Machine Learning Explainability
Core Idea: As machine learning models become more complex (i.e., “black boxes”), understanding why they make certain predictions is increasingly important. Machine learning explainability (or interpretability) provides tools to dissect and understand model behavior, building trust and enabling better debugging.
1. The Importance of Explainability
Understanding your model is crucial for:
- Debugging: Identifying flaws in your model or data.
- Building Trust: Ensuring stakeholders and users trust the model’s decisions.
- Compliance: Meeting regulatory requirements in fields like finance and healthcare.

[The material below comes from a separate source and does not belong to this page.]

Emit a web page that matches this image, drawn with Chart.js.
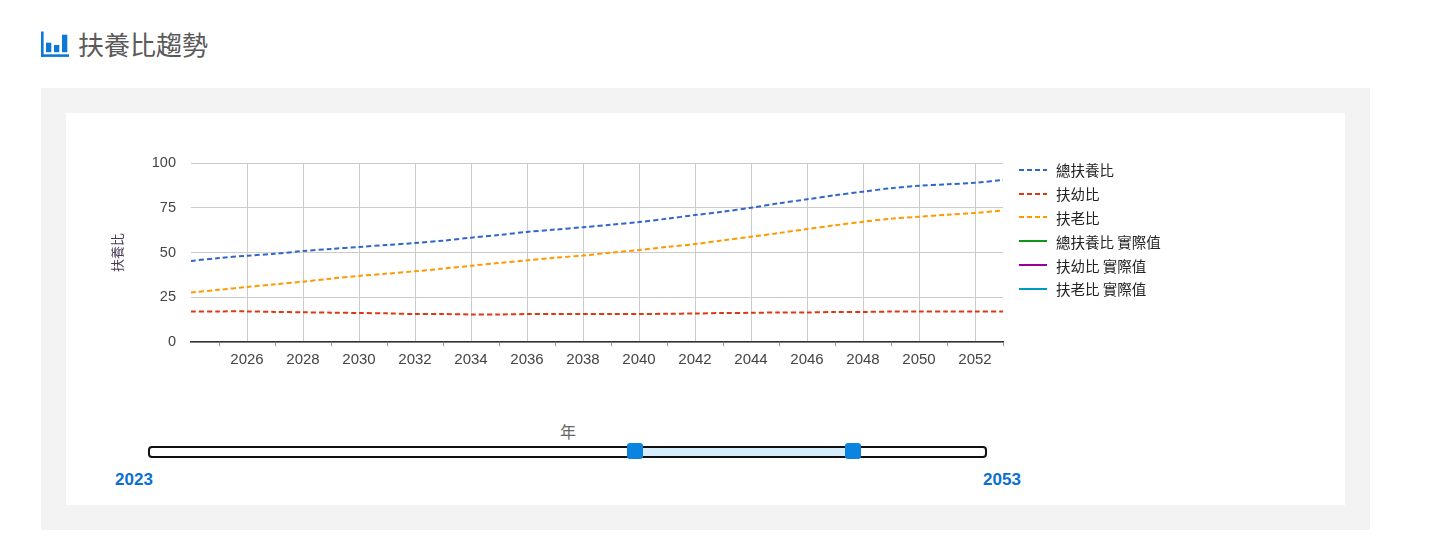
<!DOCTYPE html>
<html>
<head>
<meta charset="utf-8">
<script src="https://cdn.jsdelivr.net/npm/chart.js@4.4.1/dist/chart.umd.min.js"></script>
<style>
  html,body{margin:0;padding:0;background:#fff;width:1435px;height:550px;overflow:hidden;font-family:"Noto Sans CJK TC","Noto Sans",sans-serif;}
  #title{position:absolute;left:78px;top:28px;font-size:26px;line-height:32px;color:#5a5a5a;font-family:"Noto Sans CJK TC",sans-serif;font-weight:400;}
  #icon{position:absolute;left:40px;top:30px;}
  #panel{position:absolute;left:41px;top:88px;width:1329px;height:442px;background:#f3f3f3;}
  #card{position:absolute;left:66px;top:113px;width:1279px;height:392px;background:#fff;}
  #chartwrap{position:absolute;left:66px;top:113px;width:1279px;height:270px;}
  #legend{position:absolute;left:1019px;top:158px;font-size:14.5px;color:#222;}
  .li{height:23.8px;display:flex;align-items:center;white-space:nowrap;}
  .li svg{margin-right:9px;}
  #xtitle{position:absolute;left:548px;top:419px;width:40px;text-align:center;font-size:16px;color:#666;}
  #track{position:absolute;left:148px;top:446px;width:835px;height:8px;border:2px solid #111;border-radius:4px;background:#fff;}
  #fill{position:absolute;top:0;height:8px;background:#d6edfb;}
  .handle{position:absolute;top:443px;width:16px;height:16px;border-radius:3px;background:#0a84de;}
  .ylab{position:absolute;top:470px;font-family:"Liberation Sans",Arial,sans-serif;font-weight:bold;font-size:17px;color:#0a6fcf;width:60px;text-align:center;}
</style>
</head>
<body>
<svg id="icon" width="32" height="30" viewBox="0 0 32 30">
  <rect x="1" y="1.5" width="2.6" height="25.5" fill="#0b78d7"/>
  <rect x="1" y="24.3" width="28" height="2.6" fill="#0b78d7"/>
  <rect x="6" y="12.7" width="5.3" height="9.5" fill="#0b78d7"/>
  <rect x="14" y="15" width="5.3" height="7.2" fill="#0b78d7"/>
  <rect x="22" y="4.7" width="5.3" height="17.5" fill="#0b78d7"/>
</svg>
<div id="title">扶養比趨勢</div>
<div id="panel"></div>
<div id="card"></div>
<div id="chartwrap"><canvas id="c" width="1279" height="270"></canvas></div>
<div id="legend"></div>
<div id="xtitle">年</div>
<div id="track"><div id="fill"></div></div>
<div class="handle" id="h1"></div>
<div class="handle" id="h2"></div>
<div class="ylab" id="lmin"></div>
<div class="ylab" id="lmax"></div>
<script>
// ---- data ----
const years = [2024,2025,2026,2027,2028,2029,2030,2031,2032,2033,2034,2035,2036,2037,2038,2039,2040,2041,2042,2043,2044,2045,2046,2047,2048,2049,2050,2051,2052,2053];
const totalRatio = [45.3,46.9,48.2,49.3,50.8,52.0,53.1,54.2,55.3,56.6,58.3,59.8,61.5,62.8,64.1,65.5,67.0,68.9,70.9,72.8,75.0,77.5,79.7,82.0,84.0,85.9,87.3,88.1,89.0,90.5];
const youngRatio = [17.1,17.1,17.1,16.8,16.6,16.4,16.2,16.0,15.6,15.6,15.4,15.4,15.6,15.6,15.6,15.6,15.6,15.8,15.9,16.2,16.3,16.5,16.5,16.8,16.8,17.0,17.0,17.0,17.1,17.1];
const oldRatio = [27.7,29.2,30.7,32.2,33.7,35.4,36.9,38.2,39.5,41.0,42.6,44.1,45.6,47.1,48.3,49.9,51.4,53.1,54.7,56.8,58.8,60.9,63.1,65.2,67.2,68.9,70.0,71.1,72.1,73.4];
const totalActual = [];
const youngActual = [];
const oldActual = [];
const yTicks = [0,25,50,75,100];
const seriesNames = ["總扶養比","扶幼比","扶老比","總扶養比 實際值","扶幼比 實際值","扶老比 實際值"];
const seriesColors = ["#3366cc","#dc3912","#ff9900","#109618","#990099","#0099c6"];
const sliderMin = 2023, sliderMax = 2053, sliderLow = 2040.4, sliderHigh = 2048.2;

const seriesData = [totalRatio, youngRatio, oldRatio, totalActual, youngActual, oldActual];
const datasets = seriesData.map((d,i)=>({
  label: seriesNames[i],
  data: d,
  borderColor: seriesColors[i],
  backgroundColor: seriesColors[i],
  borderWidth: 2,
  borderDash: i < 3 ? [5,3] : [],
  pointRadius: 0,
  tension: 0.3,
  fill: false
}));

const chart = new Chart(document.getElementById('c'), {
  type: 'line',
  data: { labels: years.map(String), datasets },
  options: {
    responsive: false,
    animation: false,
    devicePixelRatio: 1,
    layout: { padding: { left: 0, right: 342, top: 50, bottom: 0 } },
    plugins: { legend: { display: false }, tooltip: { enabled: false } },
    scales: {
      x: {
        type: 'category',
        offset: false,
        afterFit: s => { s.height = 41; },
        border: { display: true, color: '#333', width: 1.5 },
        grid: {
          drawOnChartArea: true,
          drawTicks: true,
          tickLength: 4,
          color: ctx => { const y = years[ctx.index]; return (y % 2 === 0 && y !== years[0]) ? '#cccccc' : 'rgba(0,0,0,0)'; },
          tickColor: ctx => { const y = years[ctx.index]; return (y % 2 === 1) ? '#999999' : 'rgba(0,0,0,0)'; }
        },
        ticks: {
          autoSkip: false,
          maxRotation: 0,
          padding: 5,
          color: '#444',
          font: { family: '"Liberation Sans", Arial, sans-serif', size: 15 },
          callback: function(v, i) { const y = years[i]; return (y % 2 === 0 && y !== years[0]) ? String(y) : ''; }
        }
      },
      y: {
        min: yTicks[0],
        max: yTicks[yTicks.length-1],
        afterFit: s => { s.width = 125; },
        afterBuildTicks: s => { s.ticks = yTicks.map(v => ({ value: v })); },
        border: { display: false },
        grid: { color: '#cccccc', drawTicks: false },
        ticks: {
          padding: 15,
          color: '#444',
          font: { family: '"Liberation Sans", Arial, sans-serif', size: 14.5 }
        },
        title: {
          display: true,
          text: '扶養比',
          color: '#4a3a55',
          padding: { top: 43, bottom: 0 },
          font: { family: '"Noto Sans CJK TC", sans-serif', size: 13 }
        }
      }
    }
  }
});

// legend
const lg = document.getElementById('legend');
datasets.forEach(ds => {
  const row = document.createElement('div');
  row.className = 'li';
  const dash = ds.borderDash.length ? `stroke-dasharray="${ds.borderDash.join(',')}"` : '';
  row.innerHTML = `<svg width="28" height="4"><line x1="0" y1="2" x2="28" y2="2" stroke="${ds.borderColor}" stroke-width="2" ${dash}/></svg><span>${ds.label}</span>`;
  lg.appendChild(row);
});

// slider
const trackLeft = 148, trackW = 839;
const px = v => trackLeft + (v - sliderMin) / (sliderMax - sliderMin) * trackW;
document.getElementById('h1').style.left = (px(sliderLow) - 8) + 'px';
document.getElementById('h2').style.left = (px(sliderHigh) - 8) + 'px';
const f = document.getElementById('fill');
f.style.left = (px(sliderLow) - trackLeft) + 'px';
f.style.width = (px(sliderHigh) - px(sliderLow)) + 'px';
const lmin = document.getElementById('lmin'), lmax = document.getElementById('lmax');
lmin.textContent = sliderMin; lmin.style.left = (134 - 30) + 'px';
lmax.textContent = sliderMax; lmax.style.left = (1002 - 30) + 'px';
</script>
</body>
</html>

- Gaining Insights: Discovering the underlying drivers of the phenomenon you are modeling.
2. Permutation Importance
Permutation importance is a simple yet powerful technique for measuring the importance of a feature. It works by randomly shuffling a single feature and measuring the resulting decrease in model performance. The more the performance drops, the more important the feature is.
import eli5
from eli5.sklearn import PermutationImportance
perm = PermutationImportance(my_model, random_state=1).fit(val_X, val_y)
eli5.show_weights(perm, feature_names = val_X.columns.tolist())
3. Partial Dependence Plots (PDP)
A partial dependence plot shows the marginal effect of a feature on the predicted outcome of a machine learning model. It helps to visualize the relationship between a feature and the target variable, holding all other features constant.
from sklearn.inspection import partial_dependence
from sklearn.inspection import PartialDependenceDisplay
feature_to_plot = 'feature_name'
disp = PartialDependenceDisplay.from_estimator(my_model, val_X, [feature_to_plot])
4. SHAP (SHapley Additive exPlanations)
SHAP is a game theory-based approach to explain the output of any machine learning model. It connects optimal credit allocation with local explanations using the classic Shapley values from game theory and their related extensions. SHAP values can explain both individual predictions and the overall model structure.
4.1 Explaining Individual Predictions
import shap
explainer = shap.TreeExplainer(my_model)
shap_values = explainer.shap_values(data_for_prediction)
shap.initjs()
shap.force_plot(explainer.expected_value, shap_values, data_for_prediction)
4.2 Explaining the Full Model
# Create a summary plot
shap.summary_plot(shap_values, val_X)
Key Takeaways:
- Model explainability is not just a “nice-to-have”; it’s a critical component of responsible machine learning.
- Permutation importance provides a global understanding of feature importance.
- Partial dependence plots help to visualize the relationship between a feature and the target.
- SHAP values offer a powerful and unified framework for explaining both individual predictions and overall model behavior.